Max Beauvoir, Haiti's supreme leader of voodoo, dies

Supreme chief of Haitian voodoo Max Beauvoir speaks during an interview in Port au Prince in 2010.

PORT-AU-PRINCE (REUTERS) - Max Gesner Beauvoir, the"Ati" or supreme leader of voodoo, Haiti's traditional Afro-Caribbean religion, died Saturday afternoon, aged 79, according to his family.

President Michel Martelly took to Twitter to express his sympathies, saying Beauvoir's death was "a great loss for the country".

Mr Beauvoir left Haiti in the 1950s to study chemistry in New York City. After going on to the Sorbonne in Paris, he returned to the United States where he worked as a chemist for private companies.

A New York Times profile of Mr Beauvoir said he returned to Haiti in the 1970s where his dying grandfather urged him into a life as an houngan, or voodoo priest.

Sometimes misrepresented in Hollywood as a black magic cult, voodoo is widely respected and revered by millions of Haitians. It is closely identified with the nation's history of slavery, and its struggle for independence from French colonial rule.
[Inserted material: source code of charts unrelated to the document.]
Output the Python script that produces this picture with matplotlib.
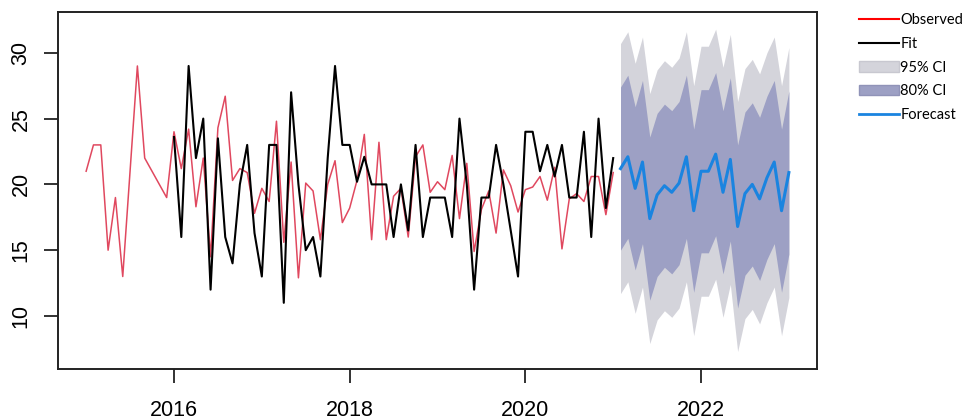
import numpy as np
import matplotlib.pyplot as plt
from matplotlib.lines import Line2D
from matplotlib.patches import Patch

# ================================
# 1) DADOS (mensais)
# ================================
obs_start = 2015.0      # jan/2015
fit_start = 2016.0      # jan/2016
fc_start = 2021 + 1/12  # fev/2021

observed = [
    21, 23, 23, 15, 19, 13, 21, 29, 22, 21, 20, 19,
    24, 21.2, 24.2, 18.3, 22, 14.5, 24.3, 26.7, 20.3, 21.2, 20.9, 17.8,
    19.7, 18.7, 24.8, 15.6, 21.7, 12.9, 20.1, 19.5, 15.8, 20.0, 21.8, 17.1,
    18.2, 20.3, 23.8, 15.8, 23.2, 15.8, 19.1, 19.7, 16.0, 22.1, 23.0, 19.4,
    20.2, 19.6, 22.2, 17.4, 21.6, 14.9, 18.1, 19.5, 16.3, 21.1, 19.9, 17.9,
    19.6, 19.8, 20.6, 18.8, 21.3, 15.1, 18.9, 19.3, 18.7, 20.6, 20.6, 17.7,
    20.9,
]

fitted = [
    23.6, 16, 29, 22, 25, 12, 23.5, 16, 14, 20, 23, 16.3,
    13, 23, 23, 11, 27, 20, 15, 16, 13, 22, 29, 23,
    23, 20.2, 22.1, 20, 20, 20, 16, 20, 16.5, 23, 16, 19,
    19, 19, 16, 25, 20, 12, 19, 19, 23, 20, 16.5, 13,
    24, 24, 21, 23, 20.6, 23, 19, 19, 24, 16, 25, 18.2,
    22,
]

forecast = [21.2, 22.1, 19.7, 21.7, 17.4, 19.2, 19.9, 19.4, 20.1, 22.1, 18.0, 21.0,
            21.0, 22.3, 19.4, 21.9, 16.8, 19.3, 20.0, 18.9, 20.5, 21.7, 18.0, 20.9]
hi80 = [27.4, 28.3, 25.9, 27.9, 23.6, 25.4, 26.1, 25.6, 26.3, 28.3, 24.2, 27.2,
        27.2, 28.5, 25.6, 28.1, 23.0, 25.5, 26.2, 25.1, 26.7, 27.9, 24.2, 27.1]
lo80 = [15.0, 15.9, 13.5, 15.5, 11.2, 13.0, 13.7, 13.2, 13.9, 15.9, 11.8, 14.8,
        14.8, 16.1, 13.2, 15.7, 10.6, 13.1, 13.8, 12.7, 14.3, 15.5, 11.8, 14.7]
hi95 = [30.7, 31.6, 29.2, 31.2, 26.9, 28.7, 29.4, 28.9, 29.6, 31.6, 27.5, 30.5,
        30.5, 31.8, 28.9, 31.4, 26.3, 28.8, 29.5, 28.4, 30.0, 31.2, 27.5, 30.4]
lo95 = [11.7, 12.6, 10.2, 12.2, 7.9, 9.7, 10.4, 9.9, 10.6, 12.6, 8.5, 11.5,
        11.5, 12.8, 9.9, 12.4, 7.3, 9.8, 10.5, 9.4, 11.0, 12.2, 8.5, 11.4]

t_obs = obs_start + np.arange(len(observed)) / 12
t_fit = fit_start + np.arange(len(fitted)) / 12
t_fc = fc_start + np.arange(len(forecast)) / 12

# ================================
# 2) PLOT
# ================================
plt.rcParams["font.family"] = "Liberation Sans"

fig = plt.figure(figsize=(9.64, 4.2), dpi=100)
ax = fig.add_axes([0.0602, 0.1214, 0.7873, 0.85])

ax.fill_between(t_fc, lo95, hi95, color="#D4D4DB", lw=0)
ax.fill_between(t_fc, lo80, hi80, color="#9DA0C4", lw=0)
ax.plot(t_obs, observed, color="#E0485F", lw=1.1)
ax.plot(t_fit, fitted, color="black", lw=1.5)
ax.plot(t_fc, forecast, color="#1A84E0", lw=2.2)

ax.set_xlim(2014.68, 2023.32)
ax.set_ylim(5.97, 33.1)
ax.set_xticks([2016, 2018, 2020, 2022])
ax.set_yticks([10, 15, 20, 25, 30])
ax.tick_params(axis="both", length=10, width=1.3, labelsize=15.5, color="#222222")
ax.tick_params(axis="x", pad=12)
ax.tick_params(axis="y", pad=9)
for lab in ax.get_yticklabels():
    lab.set_rotation(90)
    lab.set_va("center")
for s in ax.spines.values():
    s.set_linewidth(1.4)
    s.set_color("#222222")

# legenda fora do grafico, lado direito
handles = [
    Line2D([], [], color="red", lw=1.5),
    Line2D([], [], color="black", lw=1.5),
    Patch(facecolor="#D4D4DB", edgecolor="#C8C8D0"),
    Patch(facecolor="#9DA0C4", edgecolor="#9093B8"),
    Line2D([], [], color="#1A84E0", lw=2),
]
labels = ["Observed", "Fit", "95% CI", "80% CI", "Forecast"]
fig.legend(handles, labels, loc="upper left", bbox_to_anchor=(0.891, 0.968),
           frameon=False, prop={"family": "Lato", "size": 10.5},
           borderpad=0, borderaxespad=0, handlelength=2.75,
           handletextpad=0.1, labelspacing=0.66)

plt.savefig("out.png", dpi=100)
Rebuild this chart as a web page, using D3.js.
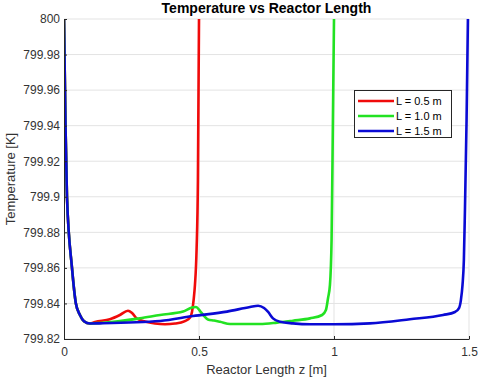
<!DOCTYPE html>
<html><head><meta charset="utf-8">
<script src="https://cdn.jsdelivr.net/npm/d3@7"></script>
<style>body{margin:0;background:#fff}svg{display:block;font-family:"Liberation Sans",Arial,sans-serif}</style>
</head><body><svg id="c" width="480" height="380"></svg>
<script>
const xTicks = [0, 0.5, 1, 1.5];
const xTickLabels = ["0", "0.5", "1", "1.5"];
const yTicks = [799.82, 799.84, 799.86, 799.88, 799.9, 799.92, 799.94, 799.96, 799.98, 800];
const yTickLabels = ["799.82","799.84","799.86","799.88","799.9","799.92","799.94","799.96","799.98","800"];
const seriesNames = ["L = 0.5 m", "L = 1.0 m", "L = 1.5 m"];
const seriesColors = ["#f00a0a", "#22e222", "#0a0ad4"];

const descentZ = [0, 0.0056, 0.011, 0.0296, 0.044, 0.059, 0.074, 0.096];
const descentT = [800, 799.94, 799.90, 799.86, 799.84, 799.8335, 799.830, 799.8287];

const redZ = [0.115,0.170,0.207,0.237,0.252,0.270,0.300,0.337,0.374,0.411,0.448,0.467,0.474,0.480,0.485,0.491,0.496,0.5];
const redT = [799.8296,799.8311,799.8335,799.8359,799.8346,799.8315,799.8298,799.8287,799.8283,799.8287,799.8301,799.8321,799.8352,799.8419,799.8504,799.8701,799.9094,800];

const greenZ = [0.133,0.281,0.356,0.441,0.474,0.489,0.504,0.519,0.533,0.556,0.578,0.615,0.726,0.789,0.848,0.911,0.956,0.970,0.978,0.985,0.991,0.996,1.0];
const greenT = [799.8290,799.8316,799.8335,799.8354,799.8377,799.8380,799.8357,799.8329,799.8310,799.8304,799.8297,799.8284,799.8284,799.8292,799.8303,799.8316,799.8335,799.8363,799.8431,799.8504,799.8757,799.9432,800];

const blueZ = [0.133,0.356,0.478,0.604,0.689,0.719,0.741,0.756,0.774,0.8,0.848,0.911,1.0,1.133,1.281,1.404,1.448,1.463,1.470,1.476,1.481,1.485,1.491,1.496];
const blueT = [799.8288,799.8301,799.8329,799.8354,799.8380,799.8387,799.8374,799.8352,799.8316,799.8297,799.8288,799.8283,799.8283,799.8288,799.8311,799.8335,799.8352,799.8374,799.8419,799.8504,799.8644,799.8926,799.9432,800];

const seriesZ = [descentZ.concat(redZ), descentZ.concat(greenZ), descentZ.concat(blueZ)];
const seriesT = [descentT.concat(redT), descentT.concat(greenT), descentT.concat(blueT)];

const svg = d3.select("#c");
const m = {l:64, r:469, t:19, b:339};
const x = d3.scaleLinear().domain([0,1.5]).range([m.l, m.r]);
const y = d3.scaleLinear().domain([799.82,800]).range([m.b, m.t]);
const axisCol = "#262626";
const textCol = "#333";

// grid
svg.append("g").selectAll("line.h").data(yTicks).join("line")
  .attr("x1", m.l).attr("x2", m.r).attr("y1", d=>y(d)).attr("y2", d=>y(d))
  .attr("stroke", "#e3e3e3").attr("stroke-width", 1);
svg.append("g").selectAll("line.v").data(xTicks.slice(1)).join("line")
  .attr("x1", d=>x(d)).attr("x2", d=>x(d)).attr("y1", m.t).attr("y2", m.b)
  .attr("stroke", "#e3e3e3").attr("stroke-width", 1);

// lines
svg.append("clipPath").attr("id","pc").append("rect")
  .attr("x", m.l).attr("y", m.t-1).attr("width", m.r-m.l+2).attr("height", m.b-m.t+1);
const line = d3.line().x(d=>x(d[0])).y(d=>y(d[1])).curve(d3.curveMonotoneX);
const lg = svg.append("g").attr("clip-path","url(#pc)");
seriesZ.forEach((zs,i)=>{
  const pts = zs.map((z,j)=>[z, seriesT[i][j]]);
  lg.append("path").datum(pts).attr("d", line).attr("fill","none")
    .attr("stroke", seriesColors[i]).attr("stroke-width", 2.6).attr("stroke-linejoin","round");
});

// axes
const xAxis = d3.axisBottom(x).tickValues(xTicks).tickFormat((d,i)=>xTickLabels[i]).tickSizeInner(-3).tickSizeOuter(0).tickPadding(8);
const gx = svg.append("g").attr("transform",`translate(0,${m.b})`).call(xAxis);
gx.select(".domain").attr("stroke", axisCol);
gx.selectAll(".tick line").attr("stroke", axisCol);
gx.selectAll("text").attr("fill", textCol).style("font-size","12px");

const yAxis = d3.axisLeft(y).tickValues(yTicks).tickFormat((d,i)=>yTickLabels[i]).tickSizeInner(-3).tickSizeOuter(0).tickPadding(4);
const gy = svg.append("g").attr("transform",`translate(${m.l},0)`).call(yAxis);
gy.select(".domain").attr("stroke", axisCol);
gy.selectAll(".tick line").attr("stroke", axisCol);
gy.selectAll("text").attr("fill", textCol).style("font-size","12px");

// labels
svg.append("text").attr("x", (m.l+m.r)/2).attr("y", 13).attr("text-anchor","middle")
  .style("font-size","14px").style("font-weight","bold").attr("fill","#000").text("Temperature vs Reactor Length");
svg.append("text").attr("x", (m.l+m.r)/2).attr("y", 374).attr("text-anchor","middle")
  .style("font-size","13px").attr("fill",textCol).text("Reactor Length z [m]");
svg.append("text").attr("transform",`translate(15,${(m.t+m.b)/2}) rotate(-90)`).attr("text-anchor","middle")
  .style("font-size","13px").attr("fill",textCol).text("Temperature [K]");

// legend
const leg = svg.append("g");
leg.append("rect").attr("x",354.5).attr("y",90.5).attr("width",97).attr("height",47)
  .attr("fill","#fff").attr("stroke","#262626").attr("stroke-width",1);
seriesNames.forEach((n,i)=>{
  const yy = 101 + i*15;
  leg.append("line").attr("x1",358).attr("x2",394).attr("y1",yy).attr("y2",yy)
    .attr("stroke",seriesColors[i]).attr("stroke-width",2.6);
  leg.append("text").attr("x",396).attr("y",yy+4).style("font-size","11px").attr("fill","#000").text(n);
});
</script></body></html>
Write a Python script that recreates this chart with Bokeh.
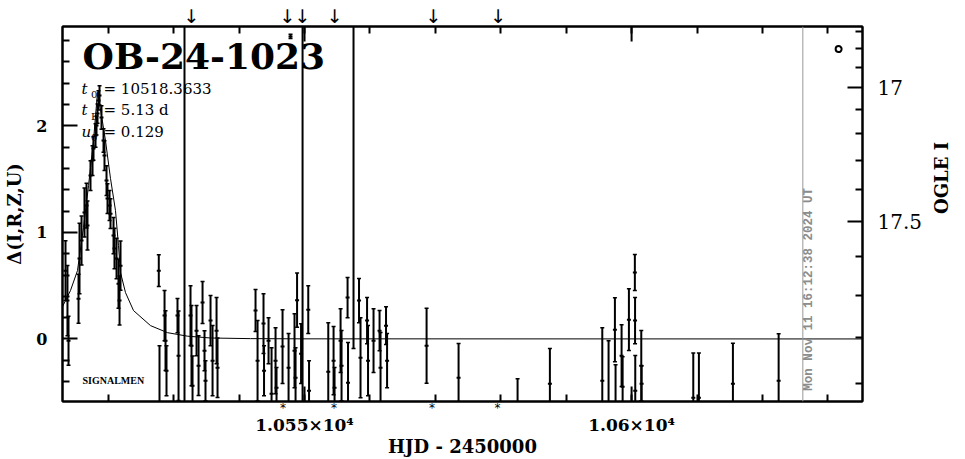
import math
from bokeh.plotting import figure
from bokeh.models import (Range1d, LinearAxis, FixedTicker, CustomJSTickFormatter,
                          Label, ColumnDataSource, Span)
from bokeh.embed import file_html
from bokeh.resources import INLINE

# ---------------- photometry ----------------
hjd = [
    10513.46, 10513.76, 10513.92, 10515.45, 10515.60, 10515.91, 10516.36, 10516.67, 10516.82,
    10517.28, 10517.59, 10517.74, 10518.05, 10518.20, 10518.35, 10518.50, 10518.66, 10518.96,
    10519.27, 10519.42, 10519.73, 10519.88, 10520.19, 10520.34, 10520.80, 10520.95, 10521.26,
    10521.56, 10521.72, 10521.87,
    10527.72, 10527.83, 10528.60, 10528.75, 10528.90, 10530.58, 10530.74, 10531.65,
    10532.57, 10532.72, 10532.88, 10533.49, 10533.80, 10534.41, 10534.71, 10534.86,
    10535.63, 10535.94, 10536.55, 10536.70,
    10542.51, 10542.82, 10543.73, 10543.81, 10544.50, 10544.96, 10545.57, 10545.72,
    10546.64, 10547.56, 10547.86, 10548.47, 10548.63, 10548.86, 10549.47, 10549.70,
    10550.57, 10550.69,
    10553.63, 10554.44, 10554.59, 10555.51, 10555.66, 10556.58, 10556.65, 10557.49,
    10558.33, 10558.56, 10559.56, 10559.71, 10560.55, 10561.47, 10561.62, 10562.46, 10562.62,
    10568.66, 10573.55, 10582.57, 10587.51,
    10595.52, 10596.48, 10597.45, 10597.55, 10598.47, 10598.63, 10599.59, 10600.50,
    10600.53, 10600.56, 10601.48, 10601.53,
    10609.43, 10610.29, 10615.49, 10622.48,
]
delta = [
    0.641, 0.360, -0.016, 0.378, 0.755, 0.923, 1.186, 1.252, 1.064,
    1.533, 1.674, 1.787, 1.909, 2.003, 2.115, 2.238, 2.285, 2.078,
    1.862, 1.721, 1.486, 1.317, 1.252, 1.176, 0.970, 0.848, 0.755,
    0.519, 0.360, 0.688,
    0.641, -0.673, 0.219, -0.016, -0.298, 0.219, -0.157, 5.0,
    0.219, -0.063, -0.439, 0.078, -0.251, 0.341, -0.110, -0.392,
    0.172, -0.204, 0.078, -0.270,
    0.266, -0.204, 0.144, -0.298, -0.016, -0.514, -0.204, -0.457,
    -0.072, -0.270, 2.839, -0.110, -0.363, 0.364, -0.138, 5.0,
    0.275, -0.485,
    -0.307, -0.204, -0.457, -0.016, -0.251, 0.388, -0.410, 3.50,
    0.360, -0.176, 0.172, -0.204, -0.016, 0.078, -0.270, 0.125, -0.204,
    -0.063, -0.363, -0.673, -0.420,
    -0.392, -0.626, 0.087, -0.673, -0.157, -0.448, 0.181, 0.623,
    0.172, -0.485, -0.251, -0.420,
    -0.551, -0.551, -0.420, -0.392,
]
err = [
    0.28, 0.33, 0.23, 0.23, 0.33, 0.23, 0.23, 0.21, 0.23,
    0.14, 0.14, 0.11, 0.11, 0.09, 0.09, 0.09, 0.09, 0.11,
    0.11, 0.14, 0.14, 0.14, 0.14, 0.14, 0.17, 0.19, 0.19,
    0.23, 0.23, 0.23,
    0.15, 0.61, 0.235, 0.28, 0.235, 0.16, 0.42, 8.0,
    0.28, 0.376, 0.28, 0.235, 0.28, 0.197, 0.188, 0.188,
    0.235, 0.33, 0.31, 0.28,
    0.197, 0.376, 0.28, 0.235, 0.216, 0.432, 0.31, 0.188,
    0.347, 0.32, 0.02, 0.347, 0.28, 0.254, 0.28, 8.0,
    0.225, 0.28,
    0.46, 0.32, 0.188, 0.30, 0.33, 0.188, 0.376, 3.59,
    0.207, 0.376, 0.216, 0.33, 0.30, 0.188, 0.33, 0.178, 0.254,
    0.352, 0.32, 0.30, 0.33,
    0.498, 0.61, 0.30, 0.43, 0.29, 0.28, 0.29, 0.169,
    0.216, 0.33, 0.33, 0.169,
    0.42, 0.42, 0.38, 0.44,
]

# model light curve
model_hjd = [10513.00, 10514.22, 10515.29, 10516.21, 10516.98, 10517.74, 10518.35, 10518.96,
             10519.57, 10520.34, 10521.10, 10521.56, 10521.87, 10522.63, 10523.86, 10526.46,
             10529.05, 10532.11, 10535.63, 10541.75, 10549.39, 10635.30]
model_delta = [0.303, 0.454, 0.641, 1.045, 1.439, 1.862, 2.313, 2.097,
               1.862, 1.505, 1.205, 0.876, 0.623, 0.435, 0.266, 0.125,
               0.059, 0.026, 0.009, 0.003, 0.001, 0.0]

# epoch markers
arrow_hjd = [10532.7, 10547.4, 10549.7, 10554.6, 10569.7, 10579.6]
star_hjd = [10546.7, 10554.5, 10569.5, 10579.5]
extra_point_hjd = [10631.65]
extra_point_delta = [2.72]
date_hjd = 10626.18

# axes
X_START, X_END = 10513.0, 10635.3
Y_START, Y_END = -0.587, 2.932
x_major = [10550, 10600]
x_minor = [10520, 10530, 10540, 10560, 10570, 10580, 10590, 10610, 10620, 10630]
y_major = [0, 1, 2]
y_minor = [-0.4, -0.2, 0.2, 0.4, 0.6, 0.8, 1.2, 1.4, 1.6, 1.8, 2.2, 2.4, 2.6, 2.8]
ogle_major = [17.0, 17.5]
ogle_minor = [16.7, 16.8, 16.9, 17.1, 17.2, 17.3, 17.4, 17.6, 17.7, 17.8, 17.9]
OGLE_A, OGLE_B = 4.518, 2.156   # delta = A - B * 10**(0.4*(I-17))


def mag_to_delta(m):
    return OGLE_A - OGLE_B * 10 ** (0.4 * (m - 17.0))


FRAME_H = 375
p = figure(width=965, height=459,
           x_range=Range1d(X_START, X_END), y_range=Range1d(Y_START, Y_END),
           output_backend="svg", toolbar_location=None,
           x_axis_location=None, y_axis_location=None,
           min_border_left=62, min_border_right=103, min_border_top=26, min_border_bottom=58)
p.xgrid.grid_line_color = None
p.ygrid.grid_line_color = None
p.outline_line_color = "black"
p.outline_line_width = 2
p.background_fill_color = "white"
p.border_fill_color = "white"

SERIF = "DejaVu Serif"


def style_axis(ax, major_len, minor_len):
    ax.axis_line_width = 2
    ax.axis_line_color = "black"
    ax.major_tick_in = major_len
    ax.major_tick_out = 0
    ax.minor_tick_in = minor_len
    ax.minor_tick_out = 0
    ax.major_tick_line_width = 2
    ax.minor_tick_line_width = 2
    ax.major_tick_line_color = "black"
    ax.minor_tick_line_color = "black"


all_x_ticks = sorted(x_minor + x_major)

# bottom: inner axis carries the frame ticks and the epoch asterisks
bottom_marks = LinearAxis(ticker=FixedTicker(ticks=star_hjd, minor_ticks=all_x_ticks),
                          formatter=CustomJSTickFormatter(code="return '*';"))
style_axis(bottom_marks, 0, 7)
bottom_marks.major_label_standoff = -1
bottom_marks.major_label_text_font = "DejaVu Sans"
bottom_marks.major_label_text_font_size = "12px"
bottom_marks.major_label_text_color = "black"
p.add_layout(bottom_marks, "below")

# bottom: outer axis carries the numbers and the title
xfmt = CustomJSTickFormatter(code="return (tick/1e4).toString() + '\u00d710\u2074';")
bottom = LinearAxis(ticker=FixedTicker(ticks=x_major, minor_ticks=[]), formatter=xfmt)
bottom.axis_line_color = None
bottom.major_tick_line_color = None
bottom.minor_tick_line_color = None
bottom.major_tick_in = 0
bottom.major_tick_out = 0
bottom.major_label_standoff = -3
bottom.major_label_text_font = SERIF
bottom.major_label_text_font_style = "bold"
bottom.major_label_text_font_size = "17px"
bottom.major_label_text_color = "black"
bottom.axis_label = "HJD - 2450000"
bottom.axis_label_text_font = SERIF
bottom.axis_label_text_font_style = "bold"
bottom.axis_label_text_font_size = "18px"
bottom.axis_label_text_color = "black"
bottom.axis_label_standoff = -2
p.add_layout(bottom, "below")

# top: frame ticks plus the epoch arrows
top = LinearAxis(ticker=FixedTicker(ticks=arrow_hjd, minor_ticks=all_x_ticks),
                 formatter=CustomJSTickFormatter(code="return '\u2193';"))
style_axis(top, 0, 7)
top.major_label_standoff = 0
top.major_label_text_font = "DejaVu Sans"
top.major_label_text_font_size = "19px"
top.major_label_text_color = "black"
p.add_layout(top, "above")

# long ticks at the labelled HJD values (top and bottom edges)
dy = 15 * (Y_END - Y_START) / FRAME_H
p.segment(x0=x_major, y0=[Y_END] * len(x_major), x1=x_major, y1=[Y_END - dy] * len(x_major),
          line_color="black", line_width=2)
p.segment(x0=x_major, y0=[Y_START] * len(x_major), x1=x_major, y1=[Y_START + dy] * len(x_major),
          line_color="black", line_width=2)

left = LinearAxis(ticker=FixedTicker(ticks=y_major, minor_ticks=y_minor))
style_axis(left, 15, 7)
left.major_label_standoff = 15
left.major_label_text_font = SERIF
left.major_label_text_font_style = "bold"
left.major_label_text_font_size = "16px"
left.major_label_text_color = "black"
left.axis_label = "\u0394(I,R,Z,U)"
left.axis_label_text_font = SERIF
left.axis_label_text_font_style = "bold"
left.axis_label_text_font_size = "18px"
left.axis_label_text_color = "black"
left.axis_label_standoff = 8
p.add_layout(left, "left")

mfmt = CustomJSTickFormatter(args=dict(A=OGLE_A, B=OGLE_B), code="""
const m = 17 + 2.5*Math.log10((A - tick)/B);
const r = Math.round(m*10)/10;
return (Math.abs(r - Math.round(r)) < 1e-6) ? r.toFixed(0) : r.toFixed(1);
""")
right = LinearAxis(ticker=FixedTicker(ticks=[mag_to_delta(m) for m in ogle_major],
                                      minor_ticks=[mag_to_delta(m) for m in ogle_minor]),
                   formatter=mfmt)
style_axis(right, 15, 7)
right.major_label_standoff = 15
right.major_label_text_font = SERIF
right.major_label_text_font_size = "20px"
right.major_label_text_color = "black"
right.axis_label = "OGLE I"
right.axis_label_text_font = SERIF
right.axis_label_text_font_style = "bold"
right.axis_label_text_font_size = "18px"
right.axis_label_text_color = "black"
right.axis_label_standoff = 16
try:
    right.axis_label_orientation = math.pi / 2
except Exception:
    pass
p.add_layout(right, "right")

# date line and stamp
p.add_layout(Span(location=date_hjd, dimension="height", line_color="#999999", line_width=1))
p.add_layout(Label(x=10627.14, y=-0.485, angle=math.pi / 2, text="Mon Nov 11 16:12:38 2024 UT",
                   text_font="Liberation Mono", text_font_style="bold", text_font_size="12.5px",
                   text_color="#8c8c8c", text_align="left", text_baseline="middle"))

# model curve
p.line(model_hjd, model_delta, line_color="black", line_width=1)

# error bars
lo = [d - e for d, e in zip(delta, err)]
hi = [d + e for d, e in zip(delta, err)]
src = ColumnDataSource(dict(t=hjd, d=delta, lo=lo, hi=hi))
p.segment(x0="t", y0="lo", x1="t", y1="hi", source=src, line_color="black", line_width=2)
p.scatter("t", "lo", source=src, marker="dash", size=4, line_color="black", line_width=1.5)
p.scatter("t", "hi", source=src, marker="dash", size=4, line_color="black", line_width=1.5)
p.scatter("t", "d", source=src, marker="dash", size=4, line_color="black", line_width=2)

p.scatter(extra_point_hjd, extra_point_delta, marker="circle", size=6, fill_color=None,
          line_color="black", line_width=2)

# texts inside the frame (anchored at their vertical middle)
p.add_layout(Label(x=10516.06, y=2.651, text="OB-24-1023", text_font=SERIF,
                   text_font_style="bold", text_font_size="36px",
                   text_color="black", text_align="left", text_baseline="middle"))
param_rows = [("t", "0", "= 10518.3633", 2.350), ("t", "E", "= 5.13 d", 2.144),
              ("u", "0", "= 0.129", 1.942)]
for sym, sub, rest, yc in param_rows:
    p.add_layout(Label(x=10515.90, y=yc, text=sym, text_font=SERIF, text_font_style="italic",
                       text_font_size="15px", text_color="black", text_baseline="middle"))
    p.add_layout(Label(x=10517.35, y=yc - 0.052, text=sub, text_font=SERIF, text_font_size="10px",
                       text_color="black", text_baseline="middle"))
    p.add_layout(Label(x=10519.27, y=yc, text=rest, text_font=SERIF, text_font_size="15px",
                       text_color="black", text_baseline="middle"))

p.add_layout(Label(x=10516.06, y=-0.392, text="SIGNALMEN", text_font="Liberation Serif",
                   text_font_style="bold", text_font_size="10px", text_color="black",
                   text_baseline="middle"))

open("out.html", "w").write(file_html(p, INLINE))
"Voodoo heals the mind, soul and body. The soul is what we are, which controls everything, all our actions and mind," Mr Beauvoir told the Thomson Reuters Foundation in a recent interview.

At a voodoo temple inside his coral stone-walled home outside the capital Port-a-Prince, Mr Beauvoir made offerings, including bottled drinks, cows, goats and chickens, to religious spirits.

"Voodoo is the soul of the Haitian people and nothing can be done without that cultural basis. It is a way of life," he said.

Voodoo has been practiced since the 18th century, but it only won recognition as an official religion in 2003 under President Jean-Bertrand Aristide.

Around 70 per cent of Haitians are believed to practice voodoo.

Mr Beauvoir estimated there were more than 60,000 voodoo priests across Haiti, many living in rural communities.